▶ **Aim**:
Reproduce all the material exactly, minus any pictures it holds.

▶ **Raw data**:

-- start --

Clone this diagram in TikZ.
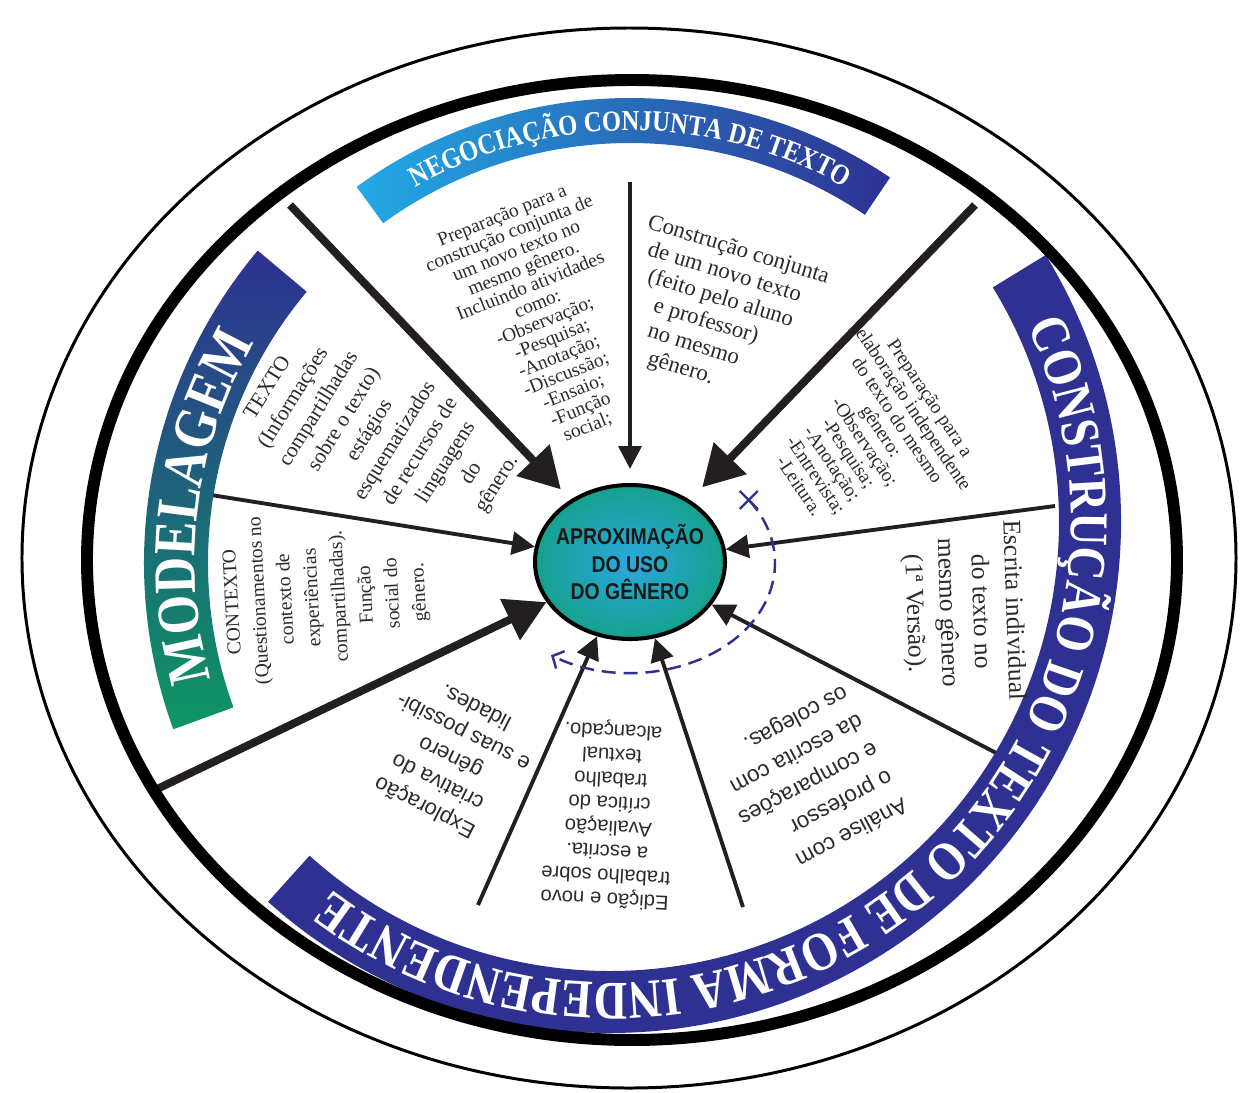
\documentclass[tikz,border=0pt]{standalone}
\usepackage{fontspec}
\setmainfont{Liberation Serif}
\newfontfamily\bandfont{Liberation Serif}[FakeStretch=0.85]
\newfontfamily\notesans{Liberation Sans}
\newfontfamily\corefont{Liberation Sans}[FakeStretch=0.85]
\usetikzlibrary{arrows.meta,shapes.geometric,shapes.misc,decorations.text}

\definecolor{bandblue}{HTML}{2E3192}
\definecolor{negcyan}{HTML}{22AAE4}
\definecolor{modgreen}{HTML}{0E9563}
\definecolor{coreteal}{HTML}{16A08D}
\definecolor{corecyan}{HTML}{2AA9E0}
\definecolor{spokegray}{HTML}{231F20}
\definecolor{notegray}{HTML}{2B2B2B}

\tikzset{
  note/.style={align=center,text=notegray,inner sep=0pt},
  spoke/.style={spokegray,line width=2.2pt,-{Triangle[length=13pt,width=13pt]}},
  bigspoke/.style={spokegray,line width=4.5pt,-{Triangle[length=23pt,width=25pt]}},
  bandtext/.style={decorate,decoration={text along path,text align=center,text color=white,text={#1}}},
}

\begin{document}
\begin{tikzpicture}
\useasboundingbox (-12.6,-10.58) rectangle (12.2,11.26);

% centre
\node[ellipse,draw,line width=2.3pt,minimum width=3.8cm,minimum height=3.08cm,inner color=corecyan,outer color=coreteal] (core) at (0,0.02) {};
\node[font=\corefont\bfseries\fontsize{13}{15.5}\selectfont,align=center,text=black!90] (coretext) at (core) {APROXIMAÇÃO\\DO USO\\DO GÊNERO};

% spokes
\coordinate (ul) at (-6.8,7.16);
\coordinate (top) at (0,7.62);
\coordinate (ur) at (6.9,7.16);
\coordinate (left) at (-8.5,1.38);
\coordinate (right) at (8.5,1.14);
\coordinate (ll) at (-9.5,-4.54);
\coordinate (lr) at (7.4,-3.84);
\coordinate (br) at (2.26,-6.88);
\coordinate (bl) at (-3.04,-6.84);

\draw[bigspoke,shorten >=8pt] (ul) -- (core);
\draw[spoke,shorten >=8pt] (top) -- (core);
\draw[bigspoke,shorten >=10pt] (ur) -- (core);
\draw[spoke] (left) -- (core);
\draw[spoke] (right) -- (core);
\draw[bigspoke] (ll) -- (core);
\draw[spoke] (lr) -- (core);
\draw[spoke] (br) -- (core);
\draw[spoke] (bl) -- (core);

% bands
\shade[left color=negcyan,right color=bandblue] (126:9.3) arc[start angle=126,end angle=56,radius=9.3] -- (56:8.4) arc[start angle=56,end angle=126,radius=8.4] -- cycle;
\shade[top color=bandblue,bottom color=modgreen] (140:9.72) arc[start angle=140,end angle=200,radius=9.72] -- (200:8.44) arc[start angle=200,end angle=140,radius=8.44] -- cycle;
\begin{scope}[shift={(-0.4,0.82)}]
\fill[bandblue] (31.5:10.22) arc[start angle=31.5,end angle=-132,radius=10.22] -- (-132:8.98) arc[start angle=-132,end angle=31.5,radius=8.98] -- cycle;
\path[bandtext={|\bandfont\bfseries\fontsize{31}{31}\selectfont|CONSTRUÇÃO DO TEXTO DE FORMA INDEPENDENTE}] (32:9.22) arc[start angle=32,end angle=-134,radius=9.22];
\end{scope}

\path[bandtext={|\bandfont\bfseries\fontsize{16.5}{16.5}\selectfont|NEGOCIAÇÃO CONJUNTA DE TEXTO}] (130:8.65) arc[start angle=130,end angle=50,radius=8.65];
\path[bandtext={|\bandfont\bfseries\fontsize{34}{34}\selectfont|MODELAGEM}] (205:8.7) arc[start angle=205,end angle=140,radius=8.7];

% rings
\draw[line width=6.8pt] (0.04,0.06) ellipse[x radius=10.9,y radius=9.6];
\draw[line width=1.7pt] (-0.02,0.1) ellipse[x radius=12.14,y radius=10.6];

% dashed return
\node[cross out,draw=bandblue,line width=1.3pt,minimum size=9pt,inner sep=0pt] (xmark) at (35:2.9 and 2.2) {};
\draw[bandblue,line width=1.4pt,dash pattern=on 8pt off 4.5pt,-{Straight Barb[length=5pt,width=11pt]}] (xmark.center) arc[start angle=35,end angle=-123,x radius=2.9,y radius=2.2];

% texts
\node[note,rotate=22,font=\fontsize{11}{10.8}\selectfont] (prepneg) at (-1.70,4.82) {Preparação para a\\construção conjunta de\\um novo texto no\\mesmo gênero.\\Incluindo atividades\\como:\\-Observação;\\-Pesquisa;\\-Anotação;\\-Discussão;\\-Ensaio;\\-Função\\social;};
\node[note,align=left,rotate=-17,anchor=north west,font=\fontsize{13}{14.8}\selectfont] (conjunta) at (0.42,7.0) {Construção conjunta\\\hspace{4.5pt}de um novo texto\\\hspace{9pt}(feito pelo aluno\\\hspace{17pt}e professor)\\\hspace{18pt}no mesmo\\\hspace{22.5pt}gênero.};
\node[note,rotate=-56,font=\fontsize{11}{11.2}\selectfont] (prepind) at (4.70,2.42) {Preparação para a\\elaboração independente\\do texto do mesmo\\gênero:\\-Observação;\\-Pesquisa;\\-Anotação;\\-Entrevista;\\-Leitura.};
\node[note,rotate=58,font=\fontsize{12.2}{15.5}\selectfont] (texto) at (-5.15,2.2) {TEXTO\\\hspace{5pt}(Informações\\\hspace{10pt}compartilhadas\\\hspace{15pt}sobre o texto)\\\hspace{20pt}estágios\\\hspace{25pt}esquematizados\\\hspace{30pt}de recursos de\\\hspace{35pt}linguagens\\\hspace{40pt}do\\\hspace{45pt}gênero.};
\node[note,rotate=93,font=\fontsize{11.2}{15.2}\selectfont] (contexto) at (-6.06,-0.68) {CONTEXTO\\(Questionamentos no\\contexto de\\experiências\\compartilhadas).\\Função\\social do\\gênero.};
\node[note,rotate=-88,font=\fontsize{14.5}{18.8}\selectfont] (escrita) at (6.66,-0.98) {Escrita individual\\do texto no\\mesmo gênero\\(1ª Versão).};
\node[note,align=left,rotate=-152,font=\notesans\fontsize{12.8}{18}\selectfont] (analise) at (3.55,-4.4) {Análise com\\o professor\\e comparações\\da escrita com\\os colegas.};
\node[note,rotate=177,font=\notesans\fontsize{11.5}{13.7}\selectfont] (edicao) at (-0.42,-5.02) {Edição e novo\\trabalho sobre\\a escrita.\\Avaliação\\crítica do\\trabalho\\textual\\alcançado.};
\node[note,rotate=153,font=\notesans\fontsize{12.5}{16}\selectfont] (exploracao) at (-3.6,-3.9) {Exploração\\criativa do\\gênero\\e suas possibi-\\lidades.};

\end{tikzpicture}
\end{document}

-- end --

▶ **Exercise response**:
Clone this diagram in TikZ.
\documentclass[tikz,border=0pt]{standalone}
\usepackage{fontspec}
\setmainfont{Liberation Serif}
\newfontfamily\bandfont{Liberation Serif}[FakeStretch=0.85]
\newfontfamily\notesans{Liberation Sans}
\newfontfamily\corefont{Liberation Sans}[FakeStretch=0.85]
\usetikzlibrary{arrows.meta,shapes.geometric,shapes.misc,decorations.text}

\definecolor{bandblue}{HTML}{2E3192}
\definecolor{negcyan}{HTML}{22AAE4}
\definecolor{modgreen}{HTML}{0E9563}
\definecolor{coreteal}{HTML}{16A08D}
\definecolor{corecyan}{HTML}{2AA9E0}
\definecolor{spokegray}{HTML}{231F20}
\definecolor{notegray}{HTML}{2B2B2B}

\tikzset{
  note/.style={align=center,text=notegray,inner sep=0pt},
  spoke/.style={spokegray,line width=2.2pt,-{Triangle[length=13pt,width=13pt]}},
  bigspoke/.style={spokegray,line width=4.5pt,-{Triangle[length=23pt,width=25pt]}},
  bandtext/.style={decorate,decoration={text along path,text align=center,text color=white,text={#1}}},
}

\begin{document}
\begin{tikzpicture}
\useasboundingbox (-12.6,-10.58) rectangle (12.2,11.26);

% centre
\node[ellipse,draw,line width=2.3pt,minimum width=3.8cm,minimum height=3.08cm,inner color=corecyan,outer color=coreteal] (core) at (0,0.02) {};
\node[font=\corefont\bfseries\fontsize{13}{15.5}\selectfont,align=center,text=black!90] (coretext) at (core) {APROXIMAÇÃO\\DO USO\\DO GÊNERO};

% spokes
\coordinate (ul) at (-6.8,7.16);
\coordinate (top) at (0,7.62);
\coordinate (ur) at (6.9,7.16);
\coordinate (left) at (-8.5,1.38);
\coordinate (right) at (8.5,1.14);
\coordinate (ll) at (-9.5,-4.54);
\coordinate (lr) at (7.4,-3.84);
\coordinate (br) at (2.26,-6.88);
\coordinate (bl) at (-3.04,-6.84);

\draw[bigspoke,shorten >=8pt] (ul) -- (core);
\draw[spoke,shorten >=8pt] (top) -- (core);
\draw[bigspoke,shorten >=10pt] (ur) -- (core);
\draw[spoke] (left) -- (core);
\draw[spoke] (right) -- (core);
\draw[bigspoke] (ll) -- (core);
\draw[spoke] (lr) -- (core);
\draw[spoke] (br) -- (core);
\draw[spoke] (bl) -- (core);

% bands
\shade[left color=negcyan,right color=bandblue] (126:9.3) arc[start angle=126,end angle=56,radius=9.3] -- (56:8.4) arc[start angle=56,end angle=126,radius=8.4] -- cycle;
\shade[top color=bandblue,bottom color=modgreen] (140:9.72) arc[start angle=140,end angle=200,radius=9.72] -- (200:8.44) arc[start angle=200,end angle=140,radius=8.44] -- cycle;
\begin{scope}[shift={(-0.4,0.82)}]
\fill[bandblue] (31.5:10.22) arc[start angle=31.5,end angle=-132,radius=10.22] -- (-132:8.98) arc[start angle=-132,end angle=31.5,radius=8.98] -- cycle;
\path[bandtext={|\bandfont\bfseries\fontsize{31}{31}\selectfont|CONSTRUÇÃO DO TEXTO DE FORMA INDEPENDENTE}] (32:9.22) arc[start angle=32,end angle=-134,radius=9.22];
\end{scope}

\path[bandtext={|\bandfont\bfseries\fontsize{16.5}{16.5}\selectfont|NEGOCIAÇÃO CONJUNTA DE TEXTO}] (130:8.65) arc[start angle=130,end angle=50,radius=8.65];
\path[bandtext={|\bandfont\bfseries\fontsize{34}{34}\selectfont|MODELAGEM}] (205:8.7) arc[start angle=205,end angle=140,radius=8.7];

% rings
\draw[line width=6.8pt] (0.04,0.06) ellipse[x radius=10.9,y radius=9.6];
\draw[line width=1.7pt] (-0.02,0.1) ellipse[x radius=12.14,y radius=10.6];

% dashed return
\node[cross out,draw=bandblue,line width=1.3pt,minimum size=9pt,inner sep=0pt] (xmark) at (35:2.9 and 2.2) {};
\draw[bandblue,line width=1.4pt,dash pattern=on 8pt off 4.5pt,-{Straight Barb[length=5pt,width=11pt]}] (xmark.center) arc[start angle=35,end angle=-123,x radius=2.9,y radius=2.2];

% texts
\node[note,rotate=22,font=\fontsize{11}{10.8}\selectfont] (prepneg) at (-1.70,4.82) {Preparação para a\\construção conjunta de\\um novo texto no\\mesmo gênero.\\Incluindo atividades\\como:\\-Observação;\\-Pesquisa;\\-Anotação;\\-Discussão;\\-Ensaio;\\-Função\\social;};
\node[note,align=left,rotate=-17,anchor=north west,font=\fontsize{13}{14.8}\selectfont] (conjunta) at (0.42,7.0) {Construção conjunta\\\hspace{4.5pt}de um novo texto\\\hspace{9pt}(feito pelo aluno\\\hspace{17pt}e professor)\\\hspace{18pt}no mesmo\\\hspace{22.5pt}gênero.};
\node[note,rotate=-56,font=\fontsize{11}{11.2}\selectfont] (prepind) at (4.70,2.42) {Preparação para a\\elaboração independente\\do texto do mesmo\\gênero:\\-Observação;\\-Pesquisa;\\-Anotação;\\-Entrevista;\\-Leitura.};
\node[note,rotate=58,font=\fontsize{12.2}{15.5}\selectfont] (texto) at (-5.15,2.2) {TEXTO\\\hspace{5pt}(Informações\\\hspace{10pt}compartilhadas\\\hspace{15pt}sobre o texto)\\\hspace{20pt}estágios\\\hspace{25pt}esquematizados\\\hspace{30pt}de recursos de\\\hspace{35pt}linguagens\\\hspace{40pt}do\\\hspace{45pt}gênero.};
\node[note,rotate=93,font=\fontsize{11.2}{15.2}\selectfont] (contexto) at (-6.06,-0.68) {CONTEXTO\\(Questionamentos no\\contexto de\\experiências\\compartilhadas).\\Função\\social do\\gênero.};
\node[note,rotate=-88,font=\fontsize{14.5}{18.8}\selectfont] (escrita) at (6.66,-0.98) {Escrita individual\\do texto no\\mesmo gênero\\(1ª Versão).};
\node[note,align=left,rotate=-152,font=\notesans\fontsize{12.8}{18}\selectfont] (analise) at (3.55,-4.4) {Análise com\\o professor\\e comparações\\da escrita com\\os colegas.};
\node[note,rotate=177,font=\notesans\fontsize{11.5}{13.7}\selectfont] (edicao) at (-0.42,-5.02) {Edição e novo\\trabalho sobre\\a escrita.\\Avaliação\\crítica do\\trabalho\\textual\\alcançado.};
\node[note,rotate=153,font=\notesans\fontsize{12.5}{16}\selectfont] (exploracao) at (-3.6,-3.9) {Exploração\\criativa do\\gênero\\e suas possibi-\\lidades.};

\end{tikzpicture}
\end{document}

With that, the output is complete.